All my opinion, of course, but God told me to mention this here, stone tablets being out of fashion and the likelihood of readers viewing this on other sorts of tablets being higher, etc


Solid majority? Senate is 50/50 (not a "majority", only Harris casts the tie breaking vote), and Democrats in the House outnumber Republicans by the slimmest margin in decades. This is hardly a majority. Biden won only 51.3 percent of the popular vote.

Also, if Manchin will be replaced in West Virginia, it'll be by a Republican in the next election (in 2024).

Biden in 2005: "nixing the filibuster 'upsets the constitutional design' and would 'eviscerate the Senate"

Schumer in 2005: ""We are on the precipice of a crisis.

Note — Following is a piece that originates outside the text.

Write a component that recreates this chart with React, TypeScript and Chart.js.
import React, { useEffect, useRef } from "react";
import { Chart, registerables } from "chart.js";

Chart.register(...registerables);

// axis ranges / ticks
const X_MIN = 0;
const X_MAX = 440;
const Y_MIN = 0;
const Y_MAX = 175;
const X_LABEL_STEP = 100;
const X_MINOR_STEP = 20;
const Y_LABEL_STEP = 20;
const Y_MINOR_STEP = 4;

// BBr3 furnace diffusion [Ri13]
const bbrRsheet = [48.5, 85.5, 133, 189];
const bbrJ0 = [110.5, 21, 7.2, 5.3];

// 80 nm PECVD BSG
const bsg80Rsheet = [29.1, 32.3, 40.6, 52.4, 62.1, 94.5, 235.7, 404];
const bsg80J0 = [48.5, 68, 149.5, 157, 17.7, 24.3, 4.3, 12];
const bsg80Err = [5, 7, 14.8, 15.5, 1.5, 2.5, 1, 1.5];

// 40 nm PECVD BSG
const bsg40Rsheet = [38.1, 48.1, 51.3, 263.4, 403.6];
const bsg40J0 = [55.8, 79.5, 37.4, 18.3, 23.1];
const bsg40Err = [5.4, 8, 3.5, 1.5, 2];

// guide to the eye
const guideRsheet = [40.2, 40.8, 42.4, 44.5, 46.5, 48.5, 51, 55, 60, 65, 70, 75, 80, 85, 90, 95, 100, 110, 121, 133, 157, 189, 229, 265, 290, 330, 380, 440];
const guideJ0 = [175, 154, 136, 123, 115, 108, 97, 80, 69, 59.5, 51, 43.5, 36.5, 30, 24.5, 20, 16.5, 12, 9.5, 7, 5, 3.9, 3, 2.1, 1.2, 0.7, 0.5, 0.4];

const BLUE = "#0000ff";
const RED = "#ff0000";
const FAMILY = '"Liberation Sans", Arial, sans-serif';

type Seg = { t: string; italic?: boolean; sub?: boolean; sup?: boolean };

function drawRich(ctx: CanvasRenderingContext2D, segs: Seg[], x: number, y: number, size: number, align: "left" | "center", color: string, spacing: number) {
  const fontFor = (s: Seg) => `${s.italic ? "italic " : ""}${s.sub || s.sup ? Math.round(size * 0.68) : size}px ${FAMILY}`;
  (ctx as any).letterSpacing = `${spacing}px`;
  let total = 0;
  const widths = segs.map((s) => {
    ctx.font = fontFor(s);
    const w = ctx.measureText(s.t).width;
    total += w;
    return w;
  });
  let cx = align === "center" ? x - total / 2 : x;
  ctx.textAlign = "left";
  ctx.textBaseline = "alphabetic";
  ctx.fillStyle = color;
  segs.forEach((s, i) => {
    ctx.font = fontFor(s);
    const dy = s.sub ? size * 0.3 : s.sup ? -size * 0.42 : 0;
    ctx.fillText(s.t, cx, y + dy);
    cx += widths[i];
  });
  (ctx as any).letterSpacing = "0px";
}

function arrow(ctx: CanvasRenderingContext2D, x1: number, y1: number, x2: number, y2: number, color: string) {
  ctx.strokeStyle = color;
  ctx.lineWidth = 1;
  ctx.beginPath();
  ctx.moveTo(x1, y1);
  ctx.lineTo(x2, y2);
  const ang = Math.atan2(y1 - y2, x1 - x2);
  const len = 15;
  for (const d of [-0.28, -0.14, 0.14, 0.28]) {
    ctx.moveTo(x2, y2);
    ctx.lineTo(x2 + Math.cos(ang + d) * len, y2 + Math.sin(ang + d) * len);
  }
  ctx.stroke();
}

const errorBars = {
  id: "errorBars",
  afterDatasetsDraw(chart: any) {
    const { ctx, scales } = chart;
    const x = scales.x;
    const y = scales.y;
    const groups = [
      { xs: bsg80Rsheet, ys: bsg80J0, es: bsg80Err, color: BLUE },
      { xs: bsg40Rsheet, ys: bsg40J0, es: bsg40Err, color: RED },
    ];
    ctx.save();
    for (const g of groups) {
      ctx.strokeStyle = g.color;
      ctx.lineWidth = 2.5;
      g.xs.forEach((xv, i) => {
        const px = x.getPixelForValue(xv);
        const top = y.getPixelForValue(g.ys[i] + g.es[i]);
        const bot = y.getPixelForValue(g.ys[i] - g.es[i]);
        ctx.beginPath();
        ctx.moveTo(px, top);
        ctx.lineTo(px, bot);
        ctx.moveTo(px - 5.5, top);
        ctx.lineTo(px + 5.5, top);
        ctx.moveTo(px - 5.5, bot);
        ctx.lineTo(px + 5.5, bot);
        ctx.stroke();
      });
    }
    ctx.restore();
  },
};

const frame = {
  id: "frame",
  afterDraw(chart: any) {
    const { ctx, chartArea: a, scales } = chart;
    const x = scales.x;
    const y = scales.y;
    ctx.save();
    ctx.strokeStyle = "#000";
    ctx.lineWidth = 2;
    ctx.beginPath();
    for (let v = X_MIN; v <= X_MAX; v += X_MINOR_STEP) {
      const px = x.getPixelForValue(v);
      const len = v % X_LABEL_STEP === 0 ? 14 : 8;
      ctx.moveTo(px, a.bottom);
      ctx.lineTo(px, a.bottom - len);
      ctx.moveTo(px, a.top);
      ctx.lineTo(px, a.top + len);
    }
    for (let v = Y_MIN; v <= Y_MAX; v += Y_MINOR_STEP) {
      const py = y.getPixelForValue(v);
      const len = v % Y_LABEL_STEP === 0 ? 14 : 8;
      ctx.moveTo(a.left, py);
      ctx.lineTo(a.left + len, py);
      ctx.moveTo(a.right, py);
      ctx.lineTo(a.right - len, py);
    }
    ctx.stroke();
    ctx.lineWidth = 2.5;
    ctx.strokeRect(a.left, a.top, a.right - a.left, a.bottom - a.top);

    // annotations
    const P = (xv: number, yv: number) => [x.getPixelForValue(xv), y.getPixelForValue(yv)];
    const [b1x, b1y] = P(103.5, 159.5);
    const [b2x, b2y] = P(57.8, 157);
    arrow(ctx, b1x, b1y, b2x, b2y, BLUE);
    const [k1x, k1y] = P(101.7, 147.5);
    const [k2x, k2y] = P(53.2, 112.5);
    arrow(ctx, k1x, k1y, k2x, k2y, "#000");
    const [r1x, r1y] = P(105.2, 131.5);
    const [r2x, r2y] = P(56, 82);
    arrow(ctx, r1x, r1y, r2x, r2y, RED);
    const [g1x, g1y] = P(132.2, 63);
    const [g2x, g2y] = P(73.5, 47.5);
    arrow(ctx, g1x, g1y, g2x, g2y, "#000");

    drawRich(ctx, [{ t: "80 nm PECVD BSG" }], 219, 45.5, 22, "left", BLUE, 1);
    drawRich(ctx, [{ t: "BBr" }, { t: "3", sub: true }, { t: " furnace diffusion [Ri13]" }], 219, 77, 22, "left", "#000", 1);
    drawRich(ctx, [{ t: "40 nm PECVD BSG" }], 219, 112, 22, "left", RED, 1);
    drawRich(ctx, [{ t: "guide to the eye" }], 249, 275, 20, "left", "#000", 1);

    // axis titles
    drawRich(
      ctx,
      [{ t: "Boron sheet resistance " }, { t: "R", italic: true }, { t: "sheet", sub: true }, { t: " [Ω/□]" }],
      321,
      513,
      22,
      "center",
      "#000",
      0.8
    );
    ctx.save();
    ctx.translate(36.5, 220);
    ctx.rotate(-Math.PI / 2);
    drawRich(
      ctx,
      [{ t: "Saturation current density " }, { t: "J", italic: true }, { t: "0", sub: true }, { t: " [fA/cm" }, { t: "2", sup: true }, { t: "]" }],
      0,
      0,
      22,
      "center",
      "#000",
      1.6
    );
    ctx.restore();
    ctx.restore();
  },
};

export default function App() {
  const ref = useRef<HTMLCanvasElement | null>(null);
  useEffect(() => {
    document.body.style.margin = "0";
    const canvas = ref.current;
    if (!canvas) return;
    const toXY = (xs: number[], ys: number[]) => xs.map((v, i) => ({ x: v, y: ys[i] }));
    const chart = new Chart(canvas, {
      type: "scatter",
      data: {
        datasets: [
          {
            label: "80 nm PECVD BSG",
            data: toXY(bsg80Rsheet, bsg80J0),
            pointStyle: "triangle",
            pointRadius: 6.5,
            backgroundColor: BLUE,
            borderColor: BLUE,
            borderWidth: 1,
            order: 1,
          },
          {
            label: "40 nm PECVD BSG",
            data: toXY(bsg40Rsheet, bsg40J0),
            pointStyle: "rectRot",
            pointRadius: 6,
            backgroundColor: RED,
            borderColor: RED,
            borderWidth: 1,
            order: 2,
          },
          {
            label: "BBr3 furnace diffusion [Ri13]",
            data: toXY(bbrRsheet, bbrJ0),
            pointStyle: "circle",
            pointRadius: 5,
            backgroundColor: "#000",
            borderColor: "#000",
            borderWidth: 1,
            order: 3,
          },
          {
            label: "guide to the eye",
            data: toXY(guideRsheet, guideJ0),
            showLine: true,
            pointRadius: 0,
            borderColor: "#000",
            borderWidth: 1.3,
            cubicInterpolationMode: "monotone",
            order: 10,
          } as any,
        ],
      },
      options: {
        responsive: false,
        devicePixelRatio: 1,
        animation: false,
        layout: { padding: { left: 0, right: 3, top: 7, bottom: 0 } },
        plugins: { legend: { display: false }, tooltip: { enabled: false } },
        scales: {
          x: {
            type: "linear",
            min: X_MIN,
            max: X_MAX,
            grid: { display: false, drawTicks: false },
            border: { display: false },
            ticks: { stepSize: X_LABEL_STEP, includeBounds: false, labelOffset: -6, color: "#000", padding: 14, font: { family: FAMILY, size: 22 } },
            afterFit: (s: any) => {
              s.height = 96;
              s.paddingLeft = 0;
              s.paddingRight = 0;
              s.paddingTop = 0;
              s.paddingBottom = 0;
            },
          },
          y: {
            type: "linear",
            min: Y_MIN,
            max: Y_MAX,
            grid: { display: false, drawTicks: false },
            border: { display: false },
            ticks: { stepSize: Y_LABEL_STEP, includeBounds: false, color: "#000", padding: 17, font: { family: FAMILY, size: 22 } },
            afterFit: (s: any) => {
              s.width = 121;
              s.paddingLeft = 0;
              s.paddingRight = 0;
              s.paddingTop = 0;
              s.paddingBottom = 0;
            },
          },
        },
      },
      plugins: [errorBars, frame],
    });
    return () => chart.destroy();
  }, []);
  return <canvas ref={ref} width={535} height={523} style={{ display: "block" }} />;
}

A constitutional crisis. The checks and balances which have been at the core of this republic are about to be evaporated by the nuclear option," Schumer said, referencing an option to eliminate the filibuster, during a 2005 speech. "The checks and balances which say that if you get 51% of the vote, you don’t get your way 100% of the time."

The hypocrisy of the left is profound.


Besides the content of the leak, it’s interesting to think about the mechanics thereof. If I recall correctly, Zoom calls are fingerprinted ultra-sonically — I wonder if this poses a meaningful challenge when leaking a recording to the press, or if the fingerprinting can be easily defeated.


Assuming the call is intact, who is able to reverse the fingerprint?


This article, from 2019, suggests that it is Zoom itself that would do the tracing. https://venturebeat.com/2019/01/22/zoom-is-bringing-ultrason... Perhaps as an enterprise service?


If it's ultrasonic, a lowpass filter should do the job


Any GitHub projects come to mind that’ll perform this transform?


Any audio encoder - lame is an open source option for mp3 - will have low pass filters. Most encoders will filter inaudible frequencies to improve compression even if not told to, but there are explicit parameters you can set.